### What the task requires
Would you return the run of lines that starts at the one with "Write a Python" and ends at the one with "celiac_vals = [2.0, 8.5]", ends included, exactly as written and without the images?

### Records for processing
==============================

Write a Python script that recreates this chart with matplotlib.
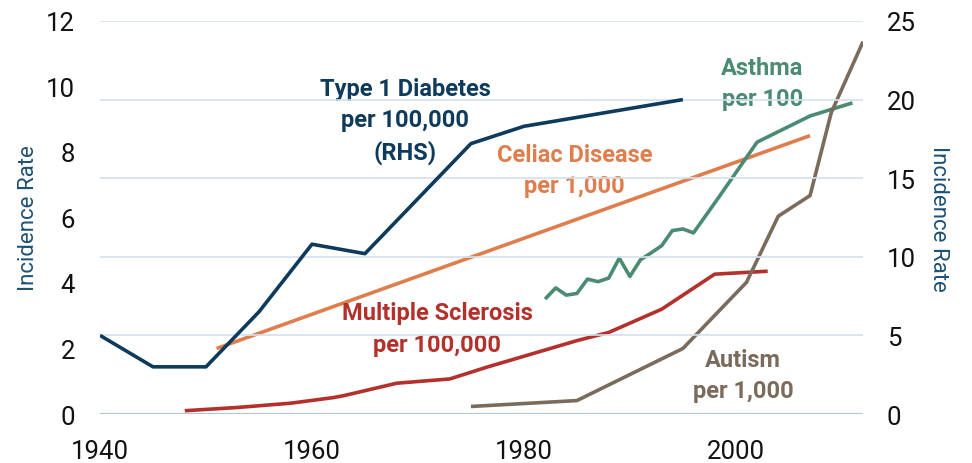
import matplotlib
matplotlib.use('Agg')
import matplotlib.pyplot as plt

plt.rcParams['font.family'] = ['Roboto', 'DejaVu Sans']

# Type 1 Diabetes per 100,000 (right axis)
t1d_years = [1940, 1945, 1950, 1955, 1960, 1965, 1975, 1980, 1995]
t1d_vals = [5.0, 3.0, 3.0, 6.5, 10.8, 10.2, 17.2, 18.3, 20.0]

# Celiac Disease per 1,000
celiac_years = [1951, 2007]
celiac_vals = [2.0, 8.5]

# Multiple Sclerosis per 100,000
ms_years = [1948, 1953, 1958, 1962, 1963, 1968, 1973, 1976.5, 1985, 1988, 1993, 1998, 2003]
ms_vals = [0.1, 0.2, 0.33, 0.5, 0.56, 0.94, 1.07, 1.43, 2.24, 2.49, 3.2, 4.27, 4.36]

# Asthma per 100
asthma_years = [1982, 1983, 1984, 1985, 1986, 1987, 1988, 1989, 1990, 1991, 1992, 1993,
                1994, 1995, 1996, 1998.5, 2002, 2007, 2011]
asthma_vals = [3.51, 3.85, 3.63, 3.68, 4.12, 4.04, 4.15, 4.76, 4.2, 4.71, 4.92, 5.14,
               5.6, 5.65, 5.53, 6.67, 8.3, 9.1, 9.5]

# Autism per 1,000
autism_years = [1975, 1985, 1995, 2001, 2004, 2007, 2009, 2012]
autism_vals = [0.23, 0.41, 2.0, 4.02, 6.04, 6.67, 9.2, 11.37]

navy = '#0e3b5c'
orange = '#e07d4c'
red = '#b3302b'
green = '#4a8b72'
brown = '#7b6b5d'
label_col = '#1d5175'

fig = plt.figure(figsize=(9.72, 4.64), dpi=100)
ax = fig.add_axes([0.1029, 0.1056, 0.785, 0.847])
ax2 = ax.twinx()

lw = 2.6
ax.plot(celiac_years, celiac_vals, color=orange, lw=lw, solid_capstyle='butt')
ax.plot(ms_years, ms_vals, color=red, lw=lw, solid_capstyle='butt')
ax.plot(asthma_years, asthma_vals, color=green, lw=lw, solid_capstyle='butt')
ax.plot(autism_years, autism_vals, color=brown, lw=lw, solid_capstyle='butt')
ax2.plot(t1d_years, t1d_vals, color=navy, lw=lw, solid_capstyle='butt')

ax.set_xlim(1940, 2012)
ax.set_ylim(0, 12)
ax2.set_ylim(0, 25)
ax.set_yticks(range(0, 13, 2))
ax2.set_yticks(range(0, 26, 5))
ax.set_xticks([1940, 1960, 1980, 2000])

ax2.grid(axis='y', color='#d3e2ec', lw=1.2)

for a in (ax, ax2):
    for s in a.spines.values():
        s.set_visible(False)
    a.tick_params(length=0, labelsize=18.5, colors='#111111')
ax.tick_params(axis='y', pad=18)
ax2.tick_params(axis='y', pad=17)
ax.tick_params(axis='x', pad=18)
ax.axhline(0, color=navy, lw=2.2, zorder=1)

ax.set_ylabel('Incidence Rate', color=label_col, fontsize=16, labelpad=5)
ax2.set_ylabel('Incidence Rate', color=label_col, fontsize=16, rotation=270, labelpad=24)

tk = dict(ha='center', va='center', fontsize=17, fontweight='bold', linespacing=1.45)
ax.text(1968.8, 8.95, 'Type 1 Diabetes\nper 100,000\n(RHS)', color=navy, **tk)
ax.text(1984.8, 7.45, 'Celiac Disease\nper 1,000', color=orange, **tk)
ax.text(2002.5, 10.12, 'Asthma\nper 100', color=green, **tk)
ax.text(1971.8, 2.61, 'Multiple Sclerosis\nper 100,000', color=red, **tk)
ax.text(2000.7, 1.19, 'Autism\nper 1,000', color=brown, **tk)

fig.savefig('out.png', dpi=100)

==============================

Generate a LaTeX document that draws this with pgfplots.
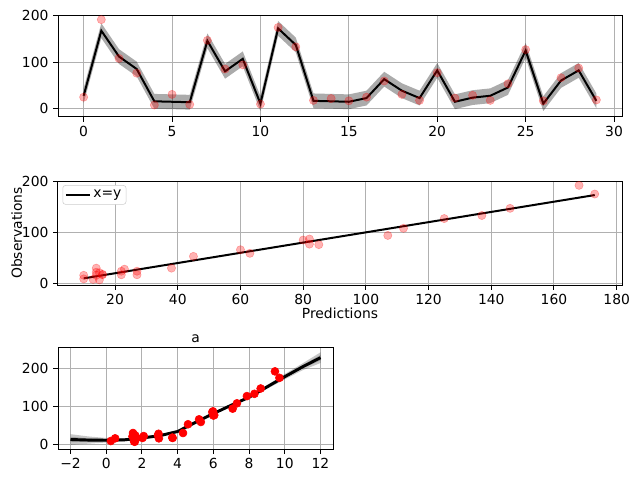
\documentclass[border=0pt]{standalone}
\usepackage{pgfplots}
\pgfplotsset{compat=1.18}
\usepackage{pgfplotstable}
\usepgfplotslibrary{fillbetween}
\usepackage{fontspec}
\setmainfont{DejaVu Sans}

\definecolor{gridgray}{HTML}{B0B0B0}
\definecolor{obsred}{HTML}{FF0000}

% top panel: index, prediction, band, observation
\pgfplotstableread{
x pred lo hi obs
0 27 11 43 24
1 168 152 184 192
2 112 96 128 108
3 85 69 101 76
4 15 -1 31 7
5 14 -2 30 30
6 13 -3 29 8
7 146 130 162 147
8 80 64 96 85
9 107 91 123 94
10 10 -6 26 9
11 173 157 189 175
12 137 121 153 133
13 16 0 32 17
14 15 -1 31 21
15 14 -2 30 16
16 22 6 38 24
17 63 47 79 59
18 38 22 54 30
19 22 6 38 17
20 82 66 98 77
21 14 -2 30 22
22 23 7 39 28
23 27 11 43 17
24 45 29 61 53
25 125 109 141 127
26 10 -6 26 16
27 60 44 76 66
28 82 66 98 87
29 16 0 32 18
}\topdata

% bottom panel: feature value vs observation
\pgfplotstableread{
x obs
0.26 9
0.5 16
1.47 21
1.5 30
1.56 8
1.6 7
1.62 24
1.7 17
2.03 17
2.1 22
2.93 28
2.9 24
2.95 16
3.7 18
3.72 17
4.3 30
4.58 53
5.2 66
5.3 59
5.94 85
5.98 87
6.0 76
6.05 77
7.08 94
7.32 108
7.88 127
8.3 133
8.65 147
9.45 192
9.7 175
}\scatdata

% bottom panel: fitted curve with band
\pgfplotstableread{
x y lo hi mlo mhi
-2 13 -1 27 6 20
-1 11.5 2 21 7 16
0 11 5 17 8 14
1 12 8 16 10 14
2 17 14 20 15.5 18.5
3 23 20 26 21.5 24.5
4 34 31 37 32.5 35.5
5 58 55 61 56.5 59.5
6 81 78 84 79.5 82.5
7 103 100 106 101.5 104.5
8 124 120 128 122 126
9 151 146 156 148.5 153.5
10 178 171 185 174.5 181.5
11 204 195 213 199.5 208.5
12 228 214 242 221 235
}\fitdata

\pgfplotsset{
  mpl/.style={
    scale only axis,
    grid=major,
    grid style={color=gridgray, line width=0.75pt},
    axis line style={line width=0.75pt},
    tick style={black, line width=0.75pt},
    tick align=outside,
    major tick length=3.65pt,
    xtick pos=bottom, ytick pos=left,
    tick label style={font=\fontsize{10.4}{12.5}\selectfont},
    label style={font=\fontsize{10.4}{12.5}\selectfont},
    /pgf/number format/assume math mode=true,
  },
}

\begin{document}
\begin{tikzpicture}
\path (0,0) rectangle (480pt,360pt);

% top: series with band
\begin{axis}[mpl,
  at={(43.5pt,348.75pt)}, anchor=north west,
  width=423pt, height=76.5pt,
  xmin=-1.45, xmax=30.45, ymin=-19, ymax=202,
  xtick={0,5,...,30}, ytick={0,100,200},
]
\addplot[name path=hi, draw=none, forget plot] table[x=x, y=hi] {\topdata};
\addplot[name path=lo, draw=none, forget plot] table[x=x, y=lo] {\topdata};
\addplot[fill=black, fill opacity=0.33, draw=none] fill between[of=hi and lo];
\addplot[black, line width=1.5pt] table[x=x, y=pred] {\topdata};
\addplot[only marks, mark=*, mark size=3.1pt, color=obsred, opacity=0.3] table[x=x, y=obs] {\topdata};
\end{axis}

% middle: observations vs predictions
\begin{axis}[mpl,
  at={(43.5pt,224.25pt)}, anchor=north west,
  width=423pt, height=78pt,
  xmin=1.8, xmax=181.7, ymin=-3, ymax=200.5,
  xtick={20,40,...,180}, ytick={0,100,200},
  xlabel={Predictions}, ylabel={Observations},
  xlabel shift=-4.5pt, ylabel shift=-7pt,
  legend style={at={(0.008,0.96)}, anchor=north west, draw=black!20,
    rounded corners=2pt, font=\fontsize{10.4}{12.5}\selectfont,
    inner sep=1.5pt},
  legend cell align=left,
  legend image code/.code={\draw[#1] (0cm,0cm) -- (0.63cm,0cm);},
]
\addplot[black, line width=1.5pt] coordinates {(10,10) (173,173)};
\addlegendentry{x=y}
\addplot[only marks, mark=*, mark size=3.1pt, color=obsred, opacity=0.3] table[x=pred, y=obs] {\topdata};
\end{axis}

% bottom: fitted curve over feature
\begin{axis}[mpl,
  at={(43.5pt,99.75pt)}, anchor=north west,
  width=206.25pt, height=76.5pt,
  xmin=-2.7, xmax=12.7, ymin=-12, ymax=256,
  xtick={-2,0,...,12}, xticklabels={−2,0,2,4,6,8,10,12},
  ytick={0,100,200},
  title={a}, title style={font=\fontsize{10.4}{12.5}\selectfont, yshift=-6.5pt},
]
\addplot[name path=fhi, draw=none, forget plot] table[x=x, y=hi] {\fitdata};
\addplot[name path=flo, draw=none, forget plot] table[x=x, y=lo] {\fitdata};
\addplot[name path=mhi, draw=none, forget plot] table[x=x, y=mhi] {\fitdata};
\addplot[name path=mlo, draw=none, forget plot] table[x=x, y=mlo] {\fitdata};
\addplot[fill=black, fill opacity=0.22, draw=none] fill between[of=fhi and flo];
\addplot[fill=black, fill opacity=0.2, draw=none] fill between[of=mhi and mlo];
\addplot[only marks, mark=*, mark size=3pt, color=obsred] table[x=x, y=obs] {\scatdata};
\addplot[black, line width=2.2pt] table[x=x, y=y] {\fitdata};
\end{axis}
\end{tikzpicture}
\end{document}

==============================

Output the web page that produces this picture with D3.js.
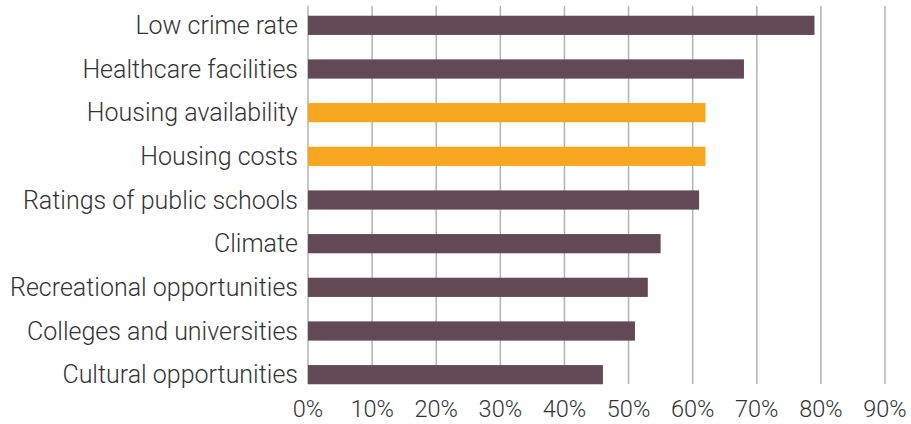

==============================

### Task solution
Write a Python script that recreates this chart with matplotlib.
import matplotlib
matplotlib.use('Agg')
import matplotlib.pyplot as plt

plt.rcParams['font.family'] = ['Roboto', 'DejaVu Sans']

# Type 1 Diabetes per 100,000 (right axis)
t1d_years = [1940, 1945, 1950, 1955, 1960, 1965, 1975, 1980, 1995]
t1d_vals = [5.0, 3.0, 3.0, 6.5, 10.8, 10.2, 17.2, 18.3, 20.0]

# Celiac Disease per 1,000
celiac_years = [1951, 2007]
celiac_vals = [2.0, 8.5]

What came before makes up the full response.